Music

Kim Gordon on Her New Project With Bill Nace: ‘It’s About Fucking With People’s Heads’

by

During their earliest shows as Body/Head, Kim Gordon and Bill Nace would open each of their improvised sets by playing the same menacing, dissonant chords, the reverb thrumming between them until Gordon called out in a strained, sudden voice: “The show…is…over!” The phrase was borrowed from a Christopher Wool painting; Gordon would repeat this mantra as the ragged interplay of Body/Head’s dual guitars contradicted her words, the sound building into an improvisational melee. To begin a show by sounding its death knell is exactly the kind of irony that’s marked much of Gordon’s output, but Body/Head specifically upend rock performance, taking the typical cacophonous spectacle and turning it inside out.

“I just like the idea that people don’t expect to see a show start that way,” Gordon tells the Voice. “[It’s about] fucking with people’s expectations.” A version of “The Show Is Over” appears on the duo’s latest record, No Waves, out on Matador on November 11 with a release show at National Sawdust the following day.

Unlike their studio-improvised debut album, 2013’s Coming Apart, No Waves is a recording of a 2014 live performance at the Big Ears Festival in Knoxville, Tennessee. “Kim Gordon’s been pushing the boundaries of music, performance, art, and politics for many years now, and Bill Nace has been pushing the limits of guitar sounds for years, too,” says the festival’s founder, Ashley Capps. “[Our goal is] crossing, blending, and ignoring traditional genre boundaries, so they were an obvious choice for us. It was a scorching performance, too.”

The recording of that performance merges and builds on the songs from Coming Apart, unleashing the band’s propulsive arc. On No Waves, Gordon’s familiar wails complement guitars that splinter off on jagged tangents, morph, and meet back up; the music is challenging but meditative. It’s a portrait of Body/Head that feels more viscerally accurate to the spirit of the project; as Gordon explains, “The heart of the band is playing live.”

Other than the band members themselves, no one has heard Body/Head play live as much as Aaron Mullan, of the New York neo-folk outfit Tall Firs. Nace says Mullan has seen almost all their shows; he’s now their main sound engineer. “They are both just such killer players — it’s a two-person all-star band,” Mullan says. “For improvising musicians, you can’t really rely on muscle memory and fake your way through the show. [With Body/Head] the walls melt, the floor implodes, and Bill and Kim appear to be floating in a sea of liquid metal.”

Nace, whose own career has focused on experimental guitar work, says he and Gordon had “zero goals” when they began to play as Body/Head but quickly established an easy give-and-take. “We really were just playing in the basement for ourselves, but we hit the ground running,” he says.

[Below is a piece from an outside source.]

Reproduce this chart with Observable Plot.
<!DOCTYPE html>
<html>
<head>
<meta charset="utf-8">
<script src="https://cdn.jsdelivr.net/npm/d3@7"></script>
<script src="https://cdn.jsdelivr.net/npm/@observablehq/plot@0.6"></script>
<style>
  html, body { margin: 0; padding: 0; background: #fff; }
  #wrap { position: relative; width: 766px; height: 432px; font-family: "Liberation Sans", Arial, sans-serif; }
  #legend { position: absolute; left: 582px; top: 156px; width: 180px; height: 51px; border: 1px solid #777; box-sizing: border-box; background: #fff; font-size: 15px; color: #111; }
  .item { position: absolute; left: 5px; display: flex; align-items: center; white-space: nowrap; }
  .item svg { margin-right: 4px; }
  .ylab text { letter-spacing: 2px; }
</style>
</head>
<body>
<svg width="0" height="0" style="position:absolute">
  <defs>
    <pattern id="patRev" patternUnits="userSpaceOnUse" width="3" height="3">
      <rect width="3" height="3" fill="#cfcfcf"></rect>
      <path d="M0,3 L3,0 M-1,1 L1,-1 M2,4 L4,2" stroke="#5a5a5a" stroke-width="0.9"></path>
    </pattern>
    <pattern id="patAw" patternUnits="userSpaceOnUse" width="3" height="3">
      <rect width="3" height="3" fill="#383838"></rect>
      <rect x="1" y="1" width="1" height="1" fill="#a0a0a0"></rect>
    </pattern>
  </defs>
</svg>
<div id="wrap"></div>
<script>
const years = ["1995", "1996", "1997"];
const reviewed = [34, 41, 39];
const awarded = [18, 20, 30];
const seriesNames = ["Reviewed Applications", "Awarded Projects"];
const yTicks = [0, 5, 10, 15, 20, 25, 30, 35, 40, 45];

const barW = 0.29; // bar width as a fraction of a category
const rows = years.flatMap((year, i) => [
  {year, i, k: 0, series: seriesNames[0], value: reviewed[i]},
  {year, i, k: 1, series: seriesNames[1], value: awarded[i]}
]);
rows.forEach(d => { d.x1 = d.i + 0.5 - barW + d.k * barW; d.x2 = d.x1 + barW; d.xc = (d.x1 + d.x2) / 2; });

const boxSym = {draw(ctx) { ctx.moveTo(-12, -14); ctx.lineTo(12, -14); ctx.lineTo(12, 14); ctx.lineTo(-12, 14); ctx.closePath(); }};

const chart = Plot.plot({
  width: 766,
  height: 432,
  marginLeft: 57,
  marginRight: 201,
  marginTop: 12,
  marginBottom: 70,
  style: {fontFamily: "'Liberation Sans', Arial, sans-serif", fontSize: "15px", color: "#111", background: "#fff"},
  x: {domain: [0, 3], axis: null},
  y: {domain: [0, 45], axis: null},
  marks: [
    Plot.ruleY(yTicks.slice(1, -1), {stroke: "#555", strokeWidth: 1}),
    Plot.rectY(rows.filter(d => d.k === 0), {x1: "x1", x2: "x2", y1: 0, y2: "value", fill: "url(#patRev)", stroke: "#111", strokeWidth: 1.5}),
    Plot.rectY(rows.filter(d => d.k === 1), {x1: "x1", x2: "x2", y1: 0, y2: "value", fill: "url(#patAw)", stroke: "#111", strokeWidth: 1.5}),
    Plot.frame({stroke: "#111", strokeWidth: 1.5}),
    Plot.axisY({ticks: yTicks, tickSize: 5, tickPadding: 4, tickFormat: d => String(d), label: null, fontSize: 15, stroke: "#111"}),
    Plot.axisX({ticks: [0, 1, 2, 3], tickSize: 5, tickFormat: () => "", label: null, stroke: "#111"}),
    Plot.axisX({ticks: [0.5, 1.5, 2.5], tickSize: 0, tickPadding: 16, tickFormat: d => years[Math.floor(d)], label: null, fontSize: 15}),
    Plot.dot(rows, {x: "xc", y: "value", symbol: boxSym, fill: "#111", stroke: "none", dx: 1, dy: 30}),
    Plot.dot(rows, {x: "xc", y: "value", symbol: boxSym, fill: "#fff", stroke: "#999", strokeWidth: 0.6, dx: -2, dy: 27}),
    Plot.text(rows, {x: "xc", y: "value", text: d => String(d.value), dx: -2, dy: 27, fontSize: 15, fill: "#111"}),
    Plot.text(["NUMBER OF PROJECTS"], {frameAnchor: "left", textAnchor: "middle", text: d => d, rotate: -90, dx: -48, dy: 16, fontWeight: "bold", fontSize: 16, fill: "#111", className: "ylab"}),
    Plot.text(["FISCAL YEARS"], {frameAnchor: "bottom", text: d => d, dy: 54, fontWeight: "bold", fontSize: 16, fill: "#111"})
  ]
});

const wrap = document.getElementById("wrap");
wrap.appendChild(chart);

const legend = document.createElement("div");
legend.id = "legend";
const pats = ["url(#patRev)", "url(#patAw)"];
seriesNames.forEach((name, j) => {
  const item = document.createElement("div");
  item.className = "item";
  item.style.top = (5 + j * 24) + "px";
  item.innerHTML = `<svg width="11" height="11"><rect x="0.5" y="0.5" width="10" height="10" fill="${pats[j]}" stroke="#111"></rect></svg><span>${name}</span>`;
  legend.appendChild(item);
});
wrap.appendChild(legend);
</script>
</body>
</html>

Since 2010 Gordon had been recording their jam sessions on a slimline cassette deck; at one point, her then-husband, Thurston Moore, discovered the tapes and mistook them for demos from another band working with his Ecstatic Peace label. By the time Body/Head had scheduled their first European tour, in 2012, Gordon and Moore were involved in a messy divorce that included negotiating the dissolution of Sonic Youth, one of the most respected and beloved alt-rock acts in the genre’s history.

“I feel like [Coming Apart] is such a heavy, dark record in a lot of ways, but it was actually a fun process to make that record,” Nace says. “We were a new band, just learning to play with each other. I had my own stuff going on, and I was really close with [Gordon’s] family, so that happening was a big deal, but of course it’s not all of it.”

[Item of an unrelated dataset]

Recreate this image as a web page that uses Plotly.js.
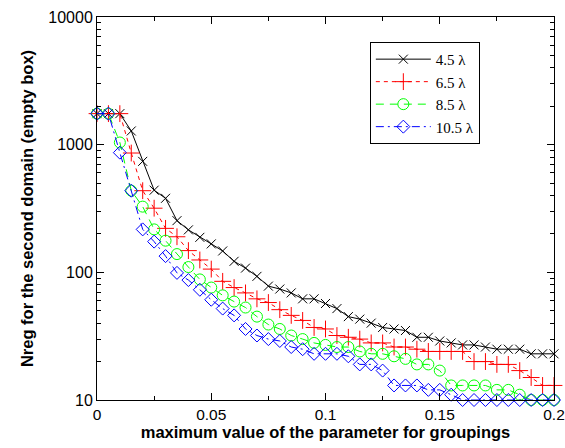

For her part, Gordon was relieved that no one expected Body/Head to be a Sonic Youth redux. “It was kind of freeing and fun to play with Bill in this way,” she says. “I didn’t want people to yell out ‘Sonic Youth!’ or [ask for] the songs. In fact, before we played New York for the first time, I tweeted, ‘Lower your expectations.’ ” If anything, No Waves raises the bar again and finds the band hitting its stride.

It’s the ephemeral nature of Body/Head’s music that makes No Waves so compelling; there’s space in the music not only to interpret where the duo has been, but also to imagine where they’re going. “[Our sound has] congealed a bit, [but] it’s still this living thing that’s changing and going through different configurations,” says Gordon. “There’s no way we can repeat [what we’ve done].”

Body/Head play National Sawdust on November 12 at 10 p.m.